Gustavo Melella sabe que su provincia es, para muchos argentinos, un lugar lejano y desconocido. Un archipiélago frío y ventoso, más asociado al turismo en Ushuaia que a la industria o la geopolítica.
Pero desde su despacho en Buenos Aires, el gobernador fueguino enfrenta una tarea aún más compleja que administrar su territorio: convencer al resto del país de que lo que ocurre en el extremo sur no es un problema local, sino una cuestión nacional.
En una entrevista con el diario Clarín, Melella no solo defendió el régimen de promoción industrial que sostiene a Tierra del Fuego desde 1972, sino que intentó traducir, para un público alejado de la realidad fueguina, por qué su supervivencia económica está íntimamente ligada a la soberanía argentina.

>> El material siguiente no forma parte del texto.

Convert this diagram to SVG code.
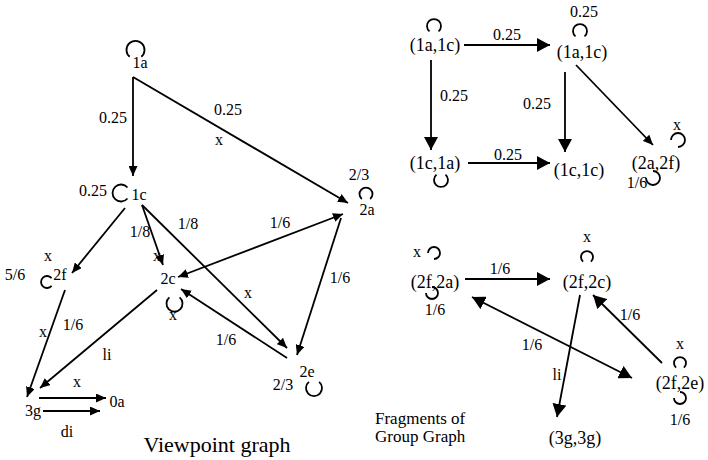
<svg xmlns="http://www.w3.org/2000/svg" width="708" height="460" viewBox="0 0 708 460" font-family="'Liberation Serif', 'DejaVu Serif', serif">
<defs>
<marker id="a" markerWidth="10" markerHeight="9" refX="10" refY="4.5" orient="auto-start-reverse" markerUnits="userSpaceOnUse"><path d="M0,0 L10,4.5 L0,9 z" fill="#000"/></marker>
<marker id="b" markerWidth="13" markerHeight="14" refX="13" refY="7" orient="auto-start-reverse" markerUnits="userSpaceOnUse"><path d="M0,0 L13,7 L0,14 z" fill="#000"/></marker>
</defs>
<style>
text{font-family:'Liberation Serif','DejaVu Serif','Times New Roman',serif;font-size:16px;fill:#000;text-anchor:middle}
.n{font-size:18px}
.t{font-size:22px}
.l{text-anchor:start;font-size:17px}
.e{stroke:#000;stroke-width:1.8;fill:none}
.s{marker-end:url(#a)}
.d{marker-start:url(#a);marker-end:url(#a)}
.S{marker-end:url(#b)}
.D{marker-start:url(#b);marker-end:url(#b)}
.p{stroke:#000;stroke-width:1.8;fill:none}
</style>
<g id="connectors">
<path class="e s" d="M133,77 V176"/>
<path class="e s" d="M133,77 L348,203"/>
<path class="e s" d="M125,208 L72,273"/>
<path class="e s" d="M142,205 L163,265"/>
<path class="e s" d="M142,205 L287,348"/>
<path class="e d" d="M178,277 L343,214"/>
<path class="e s" d="M341,218 L297,355"/>
<path class="e s" d="M287,358 L181,289"/>
<path class="e s" d="M65,290 L27,397"/>
<path class="e s" d="M157,290 L40,388"/>
<path class="e s" d="M39,398 L106,398"/>
<path class="e s" d="M43,411 L100,411"/>
<path class="e S" d="M464,45 L550,45"/>
<path class="e S" d="M431,60 L431,150"/>
<path class="e S" d="M468,163 L550,163"/>
<path class="e S" d="M565,72 L565,152"/>
<path class="e s" d="M576,65 L653,145"/>
<path class="e S" d="M465,279 L550,279"/>
<path class="e D" d="M472,297 L632,378"/>
<path class="e S" d="M580,295 L557,417"/>
<path class="e S" d="M662,363 L593,295"/>
</g>
<g id="edge-labels">
<text x="113" y="123">0.25</text>
<text x="228" y="115">0.25</text>
<text x="219" y="145">x</text>
<text x="140" y="237">1/8</text>
<text x="188" y="229">1/8</text>
<text x="280" y="228">1/6</text>
<text x="157" y="261">x</text>
<text x="248" y="298">x</text>
<text x="340" y="283">1/6</text>
<text x="226" y="345">1/6</text>
<text x="43" y="337">x</text>
<text x="73" y="330">1/6</text>
<text x="107" y="360">li</text>
<text x="77" y="387">x</text>
<text x="67" y="437">di</text>
<text x="507" y="40">0.25</text>
<text x="454" y="101">0.25</text>
<text x="508" y="160">0.25</text>
<text x="537" y="109">0.25</text>
<text x="500" y="274">1/6</text>
<text x="532" y="350">1/6</text>
<text x="557" y="380">li</text>
<text x="630" y="320">1/6</text>
</g>
<g id="n1a"><path class="p" d="M129.7,56.8 A9,9 0 1 1 141.3,56.8"/><text x="140" y="68">1a</text></g>
<g id="n1c"><path class="p" d="M127.5,198.5 A8.5,8.5 0 1 1 127.5,187.5"/><text x="139" y="200">1c</text><text x="93" y="196">0.25</text></g>
<g id="n2a"><path class="p" d="M361.8,199 A6.5,6.5 0 1 1 370.2,199"/><text x="367" y="215">2a</text><text x="359" y="180">2/3</text></g>
<g id="n2f"><path class="p" d="M51.6,285.9 A6,6 0 1 1 51.6,278.1"/><text x="60" y="280">2f</text><text x="48" y="261">x</text><text x="15" y="280">5/6</text></g>
<g id="n2c"><path class="p" d="M179.6,297.4 A8,8 0 1 1 169.4,297.4"/><text x="168" y="284">2c</text><text x="173" y="320">x</text></g>
<g id="n2e"><path class="p" d="M319.1,381.9 A8,8 0 1 1 308.9,381.9"/><text x="307" y="377">2e</text><text x="283" y="390">2/3</text></g>
<g id="n3g"><text x="33" y="416">3g</text></g>
<g id="n0a"><text x="117" y="407">0a</text></g>
<text class="t" x="217" y="452">Viewpoint graph</text>
<g id="g1a1c"><path class="p" d="M429.5,31.4 A7,7 0 1 1 438.5,31.4"/><text class="n" x="435" y="51">(1a,1c)</text></g>
<g id="g1a1c2"><path class="p" d="M575.5,36.4 A7,7 0 1 1 584.5,36.4"/><text class="n" x="582" y="58">(1a,1c)</text><text x="584" y="17">0.25</text></g>
<g id="g1c1a"><path class="p" d="M445.5,174.6 A7,7 0 1 1 436.5,174.6"/><text class="n" x="435" y="169">(1c,1a)</text></g>
<g id="g1c1c"><text class="n" x="579" y="176">(1c,1c)</text></g>
<g id="g2a2f"><path class="p" d="M671,140 A7,7 0 1 1 678,147"/><text class="n" x="656" y="169">(2a,2f)</text><text x="677" y="130">x</text><path class="p" d="M653,171 A7,7 0 1 1 646,178"/><text x="637" y="188">1/6</text></g>
<g id="g2f2a"><path class="p" d="M428,253 A6,6 0 1 1 434,259"/><text x="417" y="257">x</text><text class="n" x="435" y="288">(2f,2a)</text><path class="p" d="M432,287 A6,6 0 1 1 426,293"/><text x="435" y="315">1/6</text></g>
<g id="g2f2c"><path class="p" d="M583.1,261.6 A6,6 0 1 1 590.9,261.6"/><text x="587" y="242">x</text><text class="n" x="587" y="288">(2f,2c)</text></g>
<g id="g2f2e"><path class="p" d="M676.1,367.6 A6,6 0 1 1 683.9,367.6"/><text x="680" y="349">x</text><text class="n" x="680" y="389">(2f,2e)</text><path class="p" d="M680,392 A6,6 0 1 1 674,398"/><text x="680" y="425">1/6</text></g>
<g id="g3g3g"><text class="n" x="575" y="444">(3g,3g)</text></g>
<text class="l" x="375" y="424">Fragments of</text>
<text class="l" x="375" y="442">Group Graph</text>
</svg>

Es una ecuación difícil de comunicar en un país donde las urgencias cotidianas -la inflación, el dólar, los salarios- suelen opacar debates más estratégicos.
El gobernador debe lidiar con una percepción extendida: que los beneficios fiscales a la industria electrónica en Tierra del Fuego son un privilegio costoso para el resto de los argentinos, que pagan celulares y electrodomésticos más caros.
Pero Melella insiste en que el problema no es la producción local, sino la cadena de comercialización, y advierte que eliminar el régimen sin alternativas concretas tendría un efecto dominó. No solo se perderían miles de empleos en una provincia donde el Estado es, en muchos casos, un empleador importante, sino que se debilitaría la presencia argentina en una región clave para el reclamo soberano sobre Malvinas y la proyección antártica.
Aquí reside el núcleo de su mensaje: Tierra del Fuego no es una provincia más. Su ubicación geográfica, su historia y su tejido productivo responden a una lógica distinta a la del resto del país. Mientras en Buenos Aires se discute el costo fiscal del régimen industrial, en Río Grande o Ushuaia la conversación gira en torno a cómo sostener comunidades en un territorio hostil, alejado de los centros de decisión y con costos logísticos que multiplican los precios de cualquier insumo.
Melella busca equilibrar dos narrativas. Por un lado, reconoce que la provincia debe diversificar su economía -de ahí los proyectos de salmonicultura, petróleo y turismo-, pero al mismo tiempo pide tiempo para una transición que no deje a miles de familias en el camino. Sabe que, en el imaginario nacional, Tierra del Fuego sigue siendo percibida como un lugar remoto que recibe subsidios a cambio de poco. Por eso insiste en recordar que su desarrollo industrial no fue un capricho, sino una herramienta de poblamiento y soberanía.
El desafío psicológico y político es evidente. ¿Cómo hacer que un país concentrado en sus propias crisis entienda que lo que ocurre en el confín austral importa? ¿Cómo explicar que la defensa de la industria fueguina no es proteccionismo, sino una estrategia de largo plazo para mantener presencia en un territorio codiciado por potencias globales? Melella elige hacerlo a través de un medio masivo, con datos concretos y argumentos que trasciendan el discurso localista.
Pero la pregunta es inevitable: ¿está la Argentina dispuesta a escuchar? En un momento de ajuste y desmantelamiento de políticas estatales, el mensaje de Melella choca contra la urgencia del presente. Su tarea no es solo defender un modelo económico, sino recordarle al país que la soberanía no se construye sólo con discursos, sino con hechos concretos -y a veces costosos- en el lugar donde la patria se termina y el mundo empieza.